• _Data extract_

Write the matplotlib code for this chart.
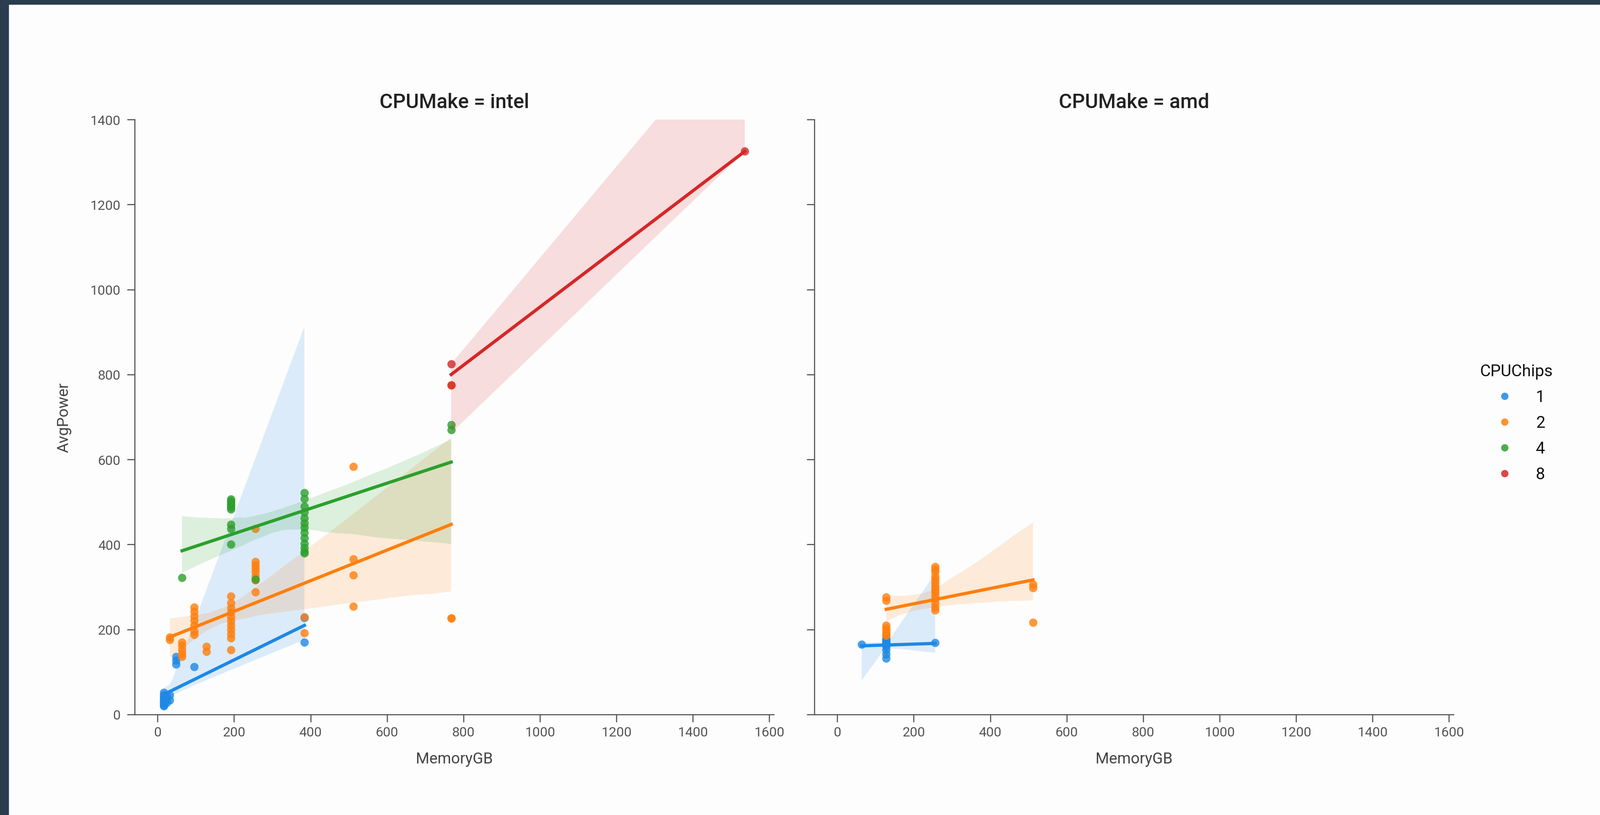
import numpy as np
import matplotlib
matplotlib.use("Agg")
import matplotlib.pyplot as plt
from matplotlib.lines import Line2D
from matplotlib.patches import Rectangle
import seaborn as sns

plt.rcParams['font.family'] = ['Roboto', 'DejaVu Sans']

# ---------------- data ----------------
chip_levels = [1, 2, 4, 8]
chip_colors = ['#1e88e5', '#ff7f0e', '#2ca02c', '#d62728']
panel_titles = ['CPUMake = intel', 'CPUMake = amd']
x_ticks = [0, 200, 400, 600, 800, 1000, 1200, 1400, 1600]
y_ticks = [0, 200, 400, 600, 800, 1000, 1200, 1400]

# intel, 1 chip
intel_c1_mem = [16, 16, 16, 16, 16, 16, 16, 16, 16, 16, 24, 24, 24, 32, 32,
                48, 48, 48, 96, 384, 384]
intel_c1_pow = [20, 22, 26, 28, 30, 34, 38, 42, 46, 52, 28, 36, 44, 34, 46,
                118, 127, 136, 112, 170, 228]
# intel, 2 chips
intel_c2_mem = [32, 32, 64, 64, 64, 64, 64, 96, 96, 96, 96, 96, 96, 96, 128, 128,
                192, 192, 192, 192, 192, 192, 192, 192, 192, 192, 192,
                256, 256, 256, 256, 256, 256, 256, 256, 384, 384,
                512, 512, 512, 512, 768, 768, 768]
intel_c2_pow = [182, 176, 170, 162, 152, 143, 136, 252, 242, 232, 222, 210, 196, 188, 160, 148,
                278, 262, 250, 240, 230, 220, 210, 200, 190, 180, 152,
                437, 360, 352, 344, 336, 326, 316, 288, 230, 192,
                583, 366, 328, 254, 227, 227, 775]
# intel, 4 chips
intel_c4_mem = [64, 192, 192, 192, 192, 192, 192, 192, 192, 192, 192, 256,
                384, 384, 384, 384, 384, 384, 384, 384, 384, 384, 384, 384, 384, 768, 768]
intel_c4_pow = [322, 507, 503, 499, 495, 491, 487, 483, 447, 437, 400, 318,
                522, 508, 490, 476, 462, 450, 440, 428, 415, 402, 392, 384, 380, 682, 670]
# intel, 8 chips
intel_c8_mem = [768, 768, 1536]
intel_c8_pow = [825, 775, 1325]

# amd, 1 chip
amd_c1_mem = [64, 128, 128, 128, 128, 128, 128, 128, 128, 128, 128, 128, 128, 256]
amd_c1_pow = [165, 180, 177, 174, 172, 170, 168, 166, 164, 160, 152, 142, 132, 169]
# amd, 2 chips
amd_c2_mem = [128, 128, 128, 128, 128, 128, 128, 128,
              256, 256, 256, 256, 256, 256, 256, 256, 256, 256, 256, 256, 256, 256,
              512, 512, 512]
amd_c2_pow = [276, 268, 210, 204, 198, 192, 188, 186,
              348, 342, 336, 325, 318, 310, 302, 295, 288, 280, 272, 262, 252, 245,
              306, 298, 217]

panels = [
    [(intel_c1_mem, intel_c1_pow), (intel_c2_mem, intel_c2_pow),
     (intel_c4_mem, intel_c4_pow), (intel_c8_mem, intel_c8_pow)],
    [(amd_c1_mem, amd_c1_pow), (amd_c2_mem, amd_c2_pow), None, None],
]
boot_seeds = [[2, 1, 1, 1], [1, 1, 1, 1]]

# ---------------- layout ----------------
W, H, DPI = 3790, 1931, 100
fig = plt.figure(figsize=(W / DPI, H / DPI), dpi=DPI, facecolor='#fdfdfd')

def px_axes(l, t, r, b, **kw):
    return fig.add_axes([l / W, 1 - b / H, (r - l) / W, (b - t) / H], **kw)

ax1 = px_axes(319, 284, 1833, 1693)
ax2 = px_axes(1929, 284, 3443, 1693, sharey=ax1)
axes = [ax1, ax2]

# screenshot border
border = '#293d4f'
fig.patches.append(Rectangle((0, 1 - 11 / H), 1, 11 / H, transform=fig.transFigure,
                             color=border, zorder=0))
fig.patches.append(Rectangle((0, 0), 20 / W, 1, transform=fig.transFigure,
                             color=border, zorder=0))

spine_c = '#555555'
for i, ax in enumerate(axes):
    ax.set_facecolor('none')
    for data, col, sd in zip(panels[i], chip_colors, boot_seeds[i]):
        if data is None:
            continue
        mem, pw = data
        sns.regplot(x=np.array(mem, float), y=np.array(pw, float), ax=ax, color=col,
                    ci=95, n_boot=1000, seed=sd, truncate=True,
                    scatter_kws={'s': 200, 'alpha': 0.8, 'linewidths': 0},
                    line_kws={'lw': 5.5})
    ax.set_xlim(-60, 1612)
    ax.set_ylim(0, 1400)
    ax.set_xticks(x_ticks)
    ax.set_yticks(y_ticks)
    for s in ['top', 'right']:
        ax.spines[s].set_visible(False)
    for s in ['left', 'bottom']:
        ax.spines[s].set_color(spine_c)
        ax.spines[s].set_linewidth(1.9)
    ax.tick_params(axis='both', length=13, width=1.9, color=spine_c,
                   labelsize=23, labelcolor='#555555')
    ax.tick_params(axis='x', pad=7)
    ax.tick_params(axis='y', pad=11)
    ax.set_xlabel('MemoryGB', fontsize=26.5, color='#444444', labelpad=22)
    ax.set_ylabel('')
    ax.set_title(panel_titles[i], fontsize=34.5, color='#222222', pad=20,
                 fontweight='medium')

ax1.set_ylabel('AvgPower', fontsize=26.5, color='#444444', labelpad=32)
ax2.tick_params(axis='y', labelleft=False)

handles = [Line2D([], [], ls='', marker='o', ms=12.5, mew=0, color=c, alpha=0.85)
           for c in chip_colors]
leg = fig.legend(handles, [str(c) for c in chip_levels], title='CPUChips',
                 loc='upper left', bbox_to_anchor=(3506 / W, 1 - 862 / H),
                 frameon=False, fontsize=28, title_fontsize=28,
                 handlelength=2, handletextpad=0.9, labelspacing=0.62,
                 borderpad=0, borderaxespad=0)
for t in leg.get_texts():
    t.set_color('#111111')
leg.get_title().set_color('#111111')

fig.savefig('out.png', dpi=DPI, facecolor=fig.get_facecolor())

--

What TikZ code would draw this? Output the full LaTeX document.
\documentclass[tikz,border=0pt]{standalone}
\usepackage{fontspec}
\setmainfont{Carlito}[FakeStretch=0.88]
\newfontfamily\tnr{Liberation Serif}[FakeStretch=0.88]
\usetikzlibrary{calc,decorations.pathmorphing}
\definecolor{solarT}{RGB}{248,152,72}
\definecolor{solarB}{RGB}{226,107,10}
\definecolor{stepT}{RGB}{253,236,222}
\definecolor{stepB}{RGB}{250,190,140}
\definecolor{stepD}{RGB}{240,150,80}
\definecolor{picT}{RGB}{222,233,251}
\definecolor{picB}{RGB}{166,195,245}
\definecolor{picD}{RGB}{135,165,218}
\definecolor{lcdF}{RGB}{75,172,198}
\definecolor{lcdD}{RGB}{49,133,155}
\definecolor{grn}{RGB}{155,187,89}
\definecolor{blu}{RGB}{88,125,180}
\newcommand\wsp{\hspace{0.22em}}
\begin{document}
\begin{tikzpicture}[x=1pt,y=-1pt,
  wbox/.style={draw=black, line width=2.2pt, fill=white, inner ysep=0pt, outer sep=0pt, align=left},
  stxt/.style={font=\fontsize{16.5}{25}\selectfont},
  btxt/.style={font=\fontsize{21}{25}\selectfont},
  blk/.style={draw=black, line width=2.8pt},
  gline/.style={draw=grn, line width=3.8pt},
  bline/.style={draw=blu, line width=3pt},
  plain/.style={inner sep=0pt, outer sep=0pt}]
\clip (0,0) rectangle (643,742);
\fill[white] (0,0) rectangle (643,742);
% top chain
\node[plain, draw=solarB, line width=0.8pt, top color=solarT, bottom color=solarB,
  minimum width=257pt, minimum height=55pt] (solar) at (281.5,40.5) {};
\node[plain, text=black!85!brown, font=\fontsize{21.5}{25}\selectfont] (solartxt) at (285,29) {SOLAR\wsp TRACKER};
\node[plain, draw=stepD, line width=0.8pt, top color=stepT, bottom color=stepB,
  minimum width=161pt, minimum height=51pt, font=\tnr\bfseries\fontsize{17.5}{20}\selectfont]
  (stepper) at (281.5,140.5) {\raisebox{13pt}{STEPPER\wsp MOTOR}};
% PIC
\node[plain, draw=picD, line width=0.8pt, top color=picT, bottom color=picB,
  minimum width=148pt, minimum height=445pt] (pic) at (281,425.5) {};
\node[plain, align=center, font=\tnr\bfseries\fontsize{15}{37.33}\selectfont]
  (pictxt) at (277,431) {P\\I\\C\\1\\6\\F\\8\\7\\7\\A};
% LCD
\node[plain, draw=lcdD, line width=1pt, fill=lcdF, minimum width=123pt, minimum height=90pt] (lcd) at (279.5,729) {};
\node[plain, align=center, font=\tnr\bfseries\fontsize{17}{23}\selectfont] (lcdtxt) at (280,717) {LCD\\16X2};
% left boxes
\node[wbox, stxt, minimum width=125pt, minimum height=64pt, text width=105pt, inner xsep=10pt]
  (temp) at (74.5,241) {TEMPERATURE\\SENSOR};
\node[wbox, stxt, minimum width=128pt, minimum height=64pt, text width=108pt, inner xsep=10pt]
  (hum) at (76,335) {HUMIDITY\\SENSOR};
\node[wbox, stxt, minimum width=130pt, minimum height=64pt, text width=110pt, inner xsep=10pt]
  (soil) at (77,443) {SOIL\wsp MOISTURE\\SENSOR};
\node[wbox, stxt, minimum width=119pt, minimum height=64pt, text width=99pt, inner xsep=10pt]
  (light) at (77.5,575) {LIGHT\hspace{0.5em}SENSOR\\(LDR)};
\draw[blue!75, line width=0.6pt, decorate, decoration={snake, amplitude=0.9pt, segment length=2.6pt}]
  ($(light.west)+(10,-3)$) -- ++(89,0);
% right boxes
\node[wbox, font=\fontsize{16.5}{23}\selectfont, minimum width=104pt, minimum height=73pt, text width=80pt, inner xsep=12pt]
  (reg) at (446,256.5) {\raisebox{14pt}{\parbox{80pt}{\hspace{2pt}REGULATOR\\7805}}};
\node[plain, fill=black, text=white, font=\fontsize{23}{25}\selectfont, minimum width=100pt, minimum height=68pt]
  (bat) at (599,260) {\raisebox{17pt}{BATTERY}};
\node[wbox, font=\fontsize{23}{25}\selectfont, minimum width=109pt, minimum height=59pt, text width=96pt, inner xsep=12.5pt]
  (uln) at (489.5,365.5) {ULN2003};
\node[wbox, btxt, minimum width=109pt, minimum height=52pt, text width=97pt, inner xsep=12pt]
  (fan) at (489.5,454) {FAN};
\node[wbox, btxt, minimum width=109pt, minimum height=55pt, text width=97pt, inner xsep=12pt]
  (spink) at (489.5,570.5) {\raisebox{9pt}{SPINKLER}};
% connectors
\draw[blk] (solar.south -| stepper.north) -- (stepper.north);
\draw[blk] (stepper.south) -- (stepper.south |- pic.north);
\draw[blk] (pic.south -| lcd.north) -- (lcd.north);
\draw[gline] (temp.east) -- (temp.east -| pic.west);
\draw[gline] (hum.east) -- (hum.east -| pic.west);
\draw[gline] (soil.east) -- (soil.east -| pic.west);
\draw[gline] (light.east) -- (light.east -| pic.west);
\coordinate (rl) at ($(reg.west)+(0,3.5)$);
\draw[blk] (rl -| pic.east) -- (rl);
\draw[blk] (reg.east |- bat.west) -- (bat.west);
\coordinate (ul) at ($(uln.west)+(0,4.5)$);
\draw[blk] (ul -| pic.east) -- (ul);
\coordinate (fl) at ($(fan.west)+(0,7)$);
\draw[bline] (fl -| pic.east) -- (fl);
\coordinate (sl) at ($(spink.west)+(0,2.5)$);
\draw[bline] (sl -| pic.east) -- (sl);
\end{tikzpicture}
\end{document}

...

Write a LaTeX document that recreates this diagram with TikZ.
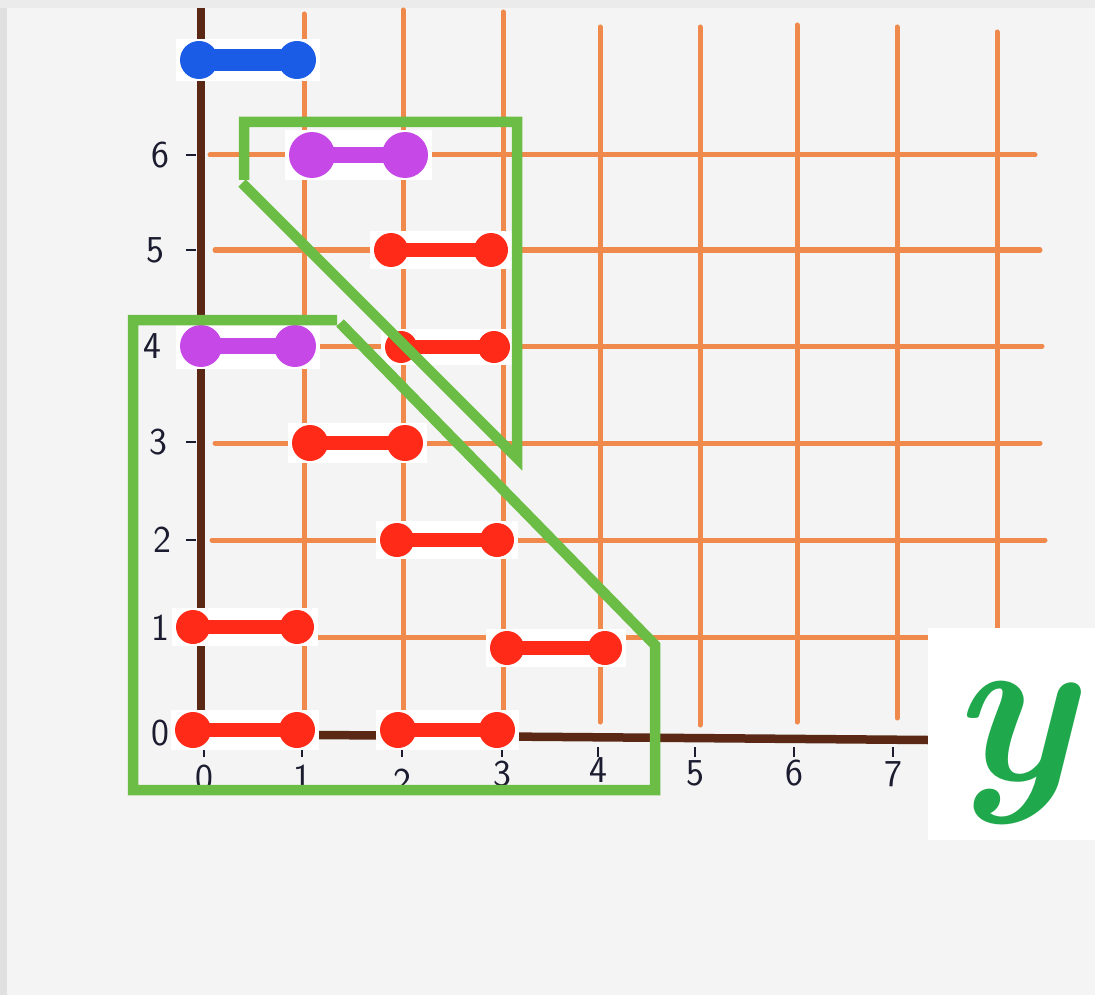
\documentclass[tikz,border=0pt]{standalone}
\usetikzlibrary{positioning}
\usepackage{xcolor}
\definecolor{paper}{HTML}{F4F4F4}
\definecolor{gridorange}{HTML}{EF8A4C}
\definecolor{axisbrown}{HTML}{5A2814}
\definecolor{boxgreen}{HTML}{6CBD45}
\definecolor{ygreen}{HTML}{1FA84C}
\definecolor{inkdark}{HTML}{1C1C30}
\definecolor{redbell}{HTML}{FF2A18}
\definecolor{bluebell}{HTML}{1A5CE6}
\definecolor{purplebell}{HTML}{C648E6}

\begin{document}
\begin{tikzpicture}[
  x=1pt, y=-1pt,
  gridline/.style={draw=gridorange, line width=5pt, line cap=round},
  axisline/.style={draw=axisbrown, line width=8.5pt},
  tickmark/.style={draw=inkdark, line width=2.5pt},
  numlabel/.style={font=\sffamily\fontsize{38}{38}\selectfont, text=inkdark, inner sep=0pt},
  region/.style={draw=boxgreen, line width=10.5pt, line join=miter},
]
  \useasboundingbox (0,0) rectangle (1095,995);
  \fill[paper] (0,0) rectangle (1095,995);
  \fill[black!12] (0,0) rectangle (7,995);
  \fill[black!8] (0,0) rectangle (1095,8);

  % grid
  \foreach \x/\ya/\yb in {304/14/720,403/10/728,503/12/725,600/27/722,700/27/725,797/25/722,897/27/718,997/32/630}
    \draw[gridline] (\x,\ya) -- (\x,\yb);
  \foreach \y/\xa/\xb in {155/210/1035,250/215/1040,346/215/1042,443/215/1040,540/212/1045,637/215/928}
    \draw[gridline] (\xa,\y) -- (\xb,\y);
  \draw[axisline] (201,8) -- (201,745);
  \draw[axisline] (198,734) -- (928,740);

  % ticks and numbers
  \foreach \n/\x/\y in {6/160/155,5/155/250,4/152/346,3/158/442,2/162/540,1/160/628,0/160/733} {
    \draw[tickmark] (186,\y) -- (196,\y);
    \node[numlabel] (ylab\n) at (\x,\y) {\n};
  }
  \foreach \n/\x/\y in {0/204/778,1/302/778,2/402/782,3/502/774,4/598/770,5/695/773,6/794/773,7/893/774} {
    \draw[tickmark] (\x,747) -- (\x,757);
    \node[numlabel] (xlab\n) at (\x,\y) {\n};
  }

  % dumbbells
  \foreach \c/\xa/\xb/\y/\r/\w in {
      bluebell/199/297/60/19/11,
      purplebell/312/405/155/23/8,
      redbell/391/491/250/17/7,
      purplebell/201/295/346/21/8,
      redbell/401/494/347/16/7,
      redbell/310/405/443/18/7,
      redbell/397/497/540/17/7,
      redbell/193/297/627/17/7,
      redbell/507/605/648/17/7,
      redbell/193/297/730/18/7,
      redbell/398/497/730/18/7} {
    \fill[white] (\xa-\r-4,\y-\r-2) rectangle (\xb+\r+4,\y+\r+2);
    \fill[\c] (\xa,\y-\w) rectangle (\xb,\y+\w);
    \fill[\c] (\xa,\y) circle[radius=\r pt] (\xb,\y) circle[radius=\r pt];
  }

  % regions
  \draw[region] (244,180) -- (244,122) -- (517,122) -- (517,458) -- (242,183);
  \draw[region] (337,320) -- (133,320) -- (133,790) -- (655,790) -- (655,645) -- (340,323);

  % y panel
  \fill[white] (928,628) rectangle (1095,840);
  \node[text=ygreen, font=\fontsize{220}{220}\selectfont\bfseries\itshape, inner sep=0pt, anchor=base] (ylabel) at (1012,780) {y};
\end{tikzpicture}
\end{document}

• _Directions for this task_
Your copy should hold only the lines from the one containing "Write the matplotlib code for this chart." through the one containing "plt.rcParams['font.family'] = ['Roboto', 'DejaVu", word for word, with no pictures.

• _Exercise solution_
Write the matplotlib code for this chart.
import numpy as np
import matplotlib
matplotlib.use("Agg")
import matplotlib.pyplot as plt
from matplotlib.lines import Line2D
from matplotlib.patches import Rectangle
import seaborn as sns

plt.rcParams['font.family'] = ['Roboto', 'DejaVu Sans']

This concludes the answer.